Iteration 6 -- Loss: -1.422, Improvement: 0.06125, Motif Idx: 3, Pos Idx: 1546, Time (s): 0.4114

100%|█████████████████████████████████████████████████████████████████████████████████████| 4/4 [00:00<00:00,  9.74it/s]

Iteration 7 -- Loss: -1.48, Improvement: 0.0578, Motif Idx: 2, Pos Idx: 951, Time (s): 0.4117

100%|█████████████████████████████████████████████████████████████████████████████████████| 4/4 [00:00<00:00,  9.66it/s]

Iteration 8 -- Loss: -1.533, Improvement: 0.05234, Motif Idx: 2, Pos Idx: 470, Time (s): 0.4152

100%|█████████████████████████████████████████████████████████████████████████████████████| 4/4 [00:00<00:00,  9.76it/s]

Iteration 9 -- Loss: -1.581, Improvement: 0.04863, Motif Idx: 0, Pos Idx: 477, Time (s): 0.4109

100%|█████████████████████████████████████████████████████████████████████████████████████| 4/4 [00:00<00:00,  9.76it/s]

Iteration 10 -- Loss: -1.63, Improvement: 0.04928, Motif Idx: 2, Pos Idx: 691, Time (s): 0.4106

Because the BPNet model is quite small, this design task finishes pretty quickly.

We can now look at model predictions and confirm that they have increased.

[17]:

predict(count_model, X), predict(count_model, X_hat)

[17]:

(tensor([[0.5266]]), tensor([[1.6305]]))

Now, we can use attribution methods to identify what sorts of motifs were added in to cause this increase in prediction.

[18]:

X_attr0 = deep_lift_shap(count_model, X)
X_attr1 = deep_lift_shap(count_model, X_hat)


s, e = 1425, 1600

plt.figure(figsize=(10, 3))
plt.subplot(211)
plt.title("Original Sequence")
plot_logo(X_attr0[0, :, s:e])
plt.ylim(-0.01, 0.035)
plt.grid(False)

plt.subplot(212)
plt.title("Edited Sequence")
plot_logo(X_attr1[0, :, s:e])
plt.ylim(-0.01, 0.035)
plt.grid(False)

plt.tight_layout()
plt.show()

../_images/tutorials_Intro_What_Is_BPNet_39_0.png

Looks like we are mostly seeing AP-1 motifs, with one happening by chance on the right-hand side and increasing in affinity after some minor editing, and a second site being added around 120bp in.

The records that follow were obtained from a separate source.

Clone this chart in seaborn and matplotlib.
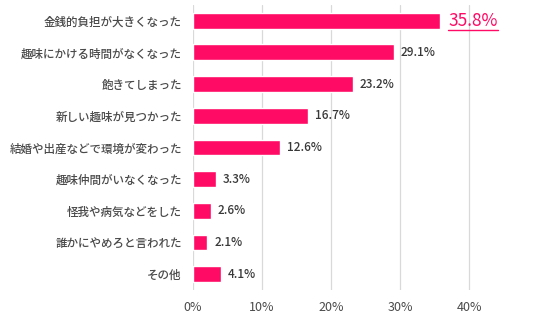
import matplotlib
matplotlib.use("Agg")
import matplotlib.pyplot as plt
import seaborn as sns
import pandas as pd
from matplotlib.lines import Line2D

reasons = [
    "金銭的負担が大きくなった",
    "趣味にかける時間がなくなった",
    "飽きてしまった",
    "新しい趣味が見つかった",
    "結婚や出産などで環境が変わった",
    "趣味仲間がいなくなった",
    "怪我や病気などをした",
    "誰かにやめろと言われた",
    "その他",
]
shares = [35.8, 29.1, 23.2, 16.7, 12.6, 3.3, 2.6, 2.1, 4.1]
x_ticks = [0, 10, 20, 30, 40]
x_tick_labels = ["0%", "10%", "20%", "30%", "40%"]

bar_color = "#FF0A64"
text_color = "#4a4a4a"

sns.set_theme(style="white")
plt.rcParams["font.family"] = ["Noto Sans CJK JP", "DejaVu Sans"]

df = pd.DataFrame({"reason": reasons, "share": shares})

fig = plt.figure(figsize=(5.36, 3.24), dpi=100)
ax = fig.add_axes([0.36, 0.105, 0.64, 0.88])

sns.barplot(data=df, x="share", y="reason", color=bar_color, width=0.5,
            saturation=1, ax=ax, zorder=3)

ax.set_xlim(0, 49.7)
ax.set_ylim(len(reasons) - 0.5, -0.5)
ax.set_xticks(x_ticks)
ax.set_xticklabels(x_tick_labels, fontsize=9, color=text_color)
ax.set_xlabel("")
ax.set_ylabel("")
ax.tick_params(axis="y", labelsize=8.3, labelcolor=text_color, length=0, pad=8)
ax.tick_params(axis="x", length=0, pad=8)
for lbl in ax.get_yticklabels():
    lbl.set_fontweight("medium")

for xv in x_ticks:
    ax.axvline(xv, color="#d9d9d9", lw=0.9, zorder=1)
for s in ax.spines.values():
    s.set_visible(False)

# value labels; the top item is emphasised and underlined
fig.canvas.draw()
renderer = fig.canvas.get_renderer()
for i, v in enumerate(shares):
    if i == 0:
        t = ax.annotate(f"{v:.1f}%", (v, i), xytext=(6, 0), textcoords="offset points",
                        va="center", ha="left", fontsize=12.5, color=bar_color)
        fig.canvas.draw()
        bb = t.get_window_extent(renderer)
        y0 = bb.y0 + 0
        line = Line2D([bb.x0, bb.x1], [y0, y0], transform=None,
                      color=bar_color, lw=1.0)
        fig.add_artist(line)
    else:
        ax.annotate(f"{v:.1f}%", (v, i), xytext=(5, 0), textcoords="offset points",
                    va="center", ha="left", fontsize=8.5, color="#383838",
                    fontweight="medium")

fig.savefig("out.png", dpi=100)
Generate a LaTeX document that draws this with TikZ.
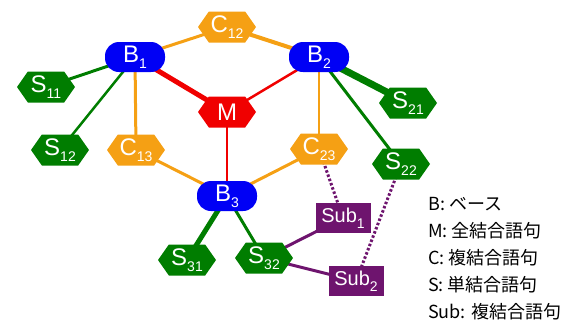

It looks like there is also a CEBP motif being added in between 20 and 40. Note that because these are attributions, it is not only the case that the motif sequence is there, but that the model is using this sequence to drive model predictions higher. This means that the model we are using seems to recognize CEBP motifs as well as the more classic AP-1 motifs when considering JUN binding.

Conclusions

In this introduction, we described what a BPNet model was, showed how one can use bpnet-lite to load and use these models, and highlighted some of the common operations that one may wish to do with a BPNet model. An important note is that this introduction is not comprehensive: it is meant only to show off a few of the features and get you started with these models. Please see the rest of the documentation for more thorough descriptions of the other operations that one can do with them.